Drop the pictures, then extract the listing word for word.

• • •

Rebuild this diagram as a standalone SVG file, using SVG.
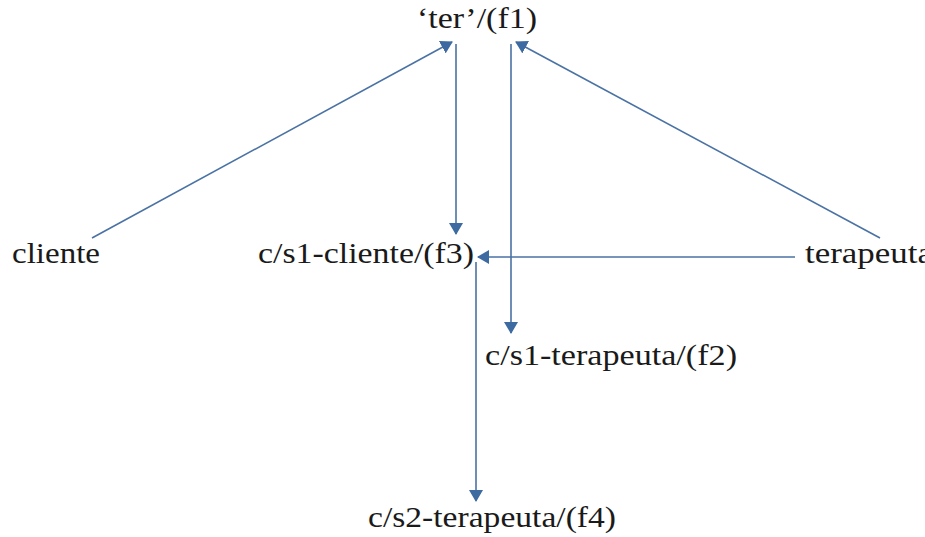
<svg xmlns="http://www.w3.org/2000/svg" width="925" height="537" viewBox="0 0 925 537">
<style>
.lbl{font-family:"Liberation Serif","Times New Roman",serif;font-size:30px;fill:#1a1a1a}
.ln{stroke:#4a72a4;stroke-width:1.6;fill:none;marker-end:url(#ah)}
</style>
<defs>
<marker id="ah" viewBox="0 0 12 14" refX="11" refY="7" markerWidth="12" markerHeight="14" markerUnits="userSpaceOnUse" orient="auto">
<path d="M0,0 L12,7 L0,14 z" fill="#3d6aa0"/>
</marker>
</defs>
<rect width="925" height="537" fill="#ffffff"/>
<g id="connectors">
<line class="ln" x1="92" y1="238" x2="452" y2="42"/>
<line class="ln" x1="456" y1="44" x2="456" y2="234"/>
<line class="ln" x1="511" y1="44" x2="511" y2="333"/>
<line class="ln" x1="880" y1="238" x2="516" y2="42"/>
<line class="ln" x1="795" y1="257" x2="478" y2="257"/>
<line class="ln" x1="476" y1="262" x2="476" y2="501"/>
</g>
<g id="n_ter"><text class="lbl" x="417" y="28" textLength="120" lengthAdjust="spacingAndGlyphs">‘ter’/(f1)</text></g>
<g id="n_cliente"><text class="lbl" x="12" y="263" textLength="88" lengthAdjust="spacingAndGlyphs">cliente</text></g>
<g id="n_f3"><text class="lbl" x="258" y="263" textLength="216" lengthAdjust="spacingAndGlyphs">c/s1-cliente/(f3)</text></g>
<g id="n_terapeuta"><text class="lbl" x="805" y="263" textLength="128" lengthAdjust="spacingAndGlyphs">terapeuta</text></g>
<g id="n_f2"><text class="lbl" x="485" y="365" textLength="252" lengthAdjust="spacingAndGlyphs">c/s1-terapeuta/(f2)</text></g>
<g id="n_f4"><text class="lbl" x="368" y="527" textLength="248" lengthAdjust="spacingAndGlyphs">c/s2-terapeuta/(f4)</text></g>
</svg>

• • •

**REPLY:**
Rebuild this diagram as a standalone SVG file, using SVG.
<svg xmlns="http://www.w3.org/2000/svg" width="925" height="537" viewBox="0 0 925 537">
<style>
.lbl{font-family:"Liberation Serif","Times New Roman",serif;font-size:30px;fill:#1a1a1a}
.ln{stroke:#4a72a4;stroke-width:1.6;fill:none;marker-end:url(#ah)}
</style>
<defs>
<marker id="ah" viewBox="0 0 12 14" refX="11" refY="7" markerWidth="12" markerHeight="14" markerUnits="userSpaceOnUse" orient="auto">
<path d="M0,0 L12,7 L0,14 z" fill="#3d6aa0"/>
</marker>
</defs>
<rect width="925" height="537" fill="#ffffff"/>
<g id="connectors">
<line class="ln" x1="92" y1="238" x2="452" y2="42"/>
<line class="ln" x1="456" y1="44" x2="456" y2="234"/>
<line class="ln" x1="511" y1="44" x2="511" y2="333"/>
<line class="ln" x1="880" y1="238" x2="516" y2="42"/>
<line class="ln" x1="795" y1="257" x2="478" y2="257"/>
<line class="ln" x1="476" y1="262" x2="476" y2="501"/>
</g>
<g id="n_ter"><text class="lbl" x="417" y="28" textLength="120" lengthAdjust="spacingAndGlyphs">‘ter’/(f1)</text></g>
<g id="n_cliente"><text class="lbl" x="12" y="263" textLength="88" lengthAdjust="spacingAndGlyphs">cliente</text></g>
<g id="n_f3"><text class="lbl" x="258" y="263" textLength="216" lengthAdjust="spacingAndGlyphs">c/s1-cliente/(f3)</text></g>
<g id="n_terapeuta"><text class="lbl" x="805" y="263" textLength="128" lengthAdjust="spacingAndGlyphs">terapeuta</text></g>
<g id="n_f2"><text class="lbl" x="485" y="365" textLength="252" lengthAdjust="spacingAndGlyphs">c/s1-terapeuta/(f2)</text></g>
<g id="n_f4"><text class="lbl" x="368" y="527" textLength="248" lengthAdjust="spacingAndGlyphs">c/s2-terapeuta/(f4)</text></g>
</svg>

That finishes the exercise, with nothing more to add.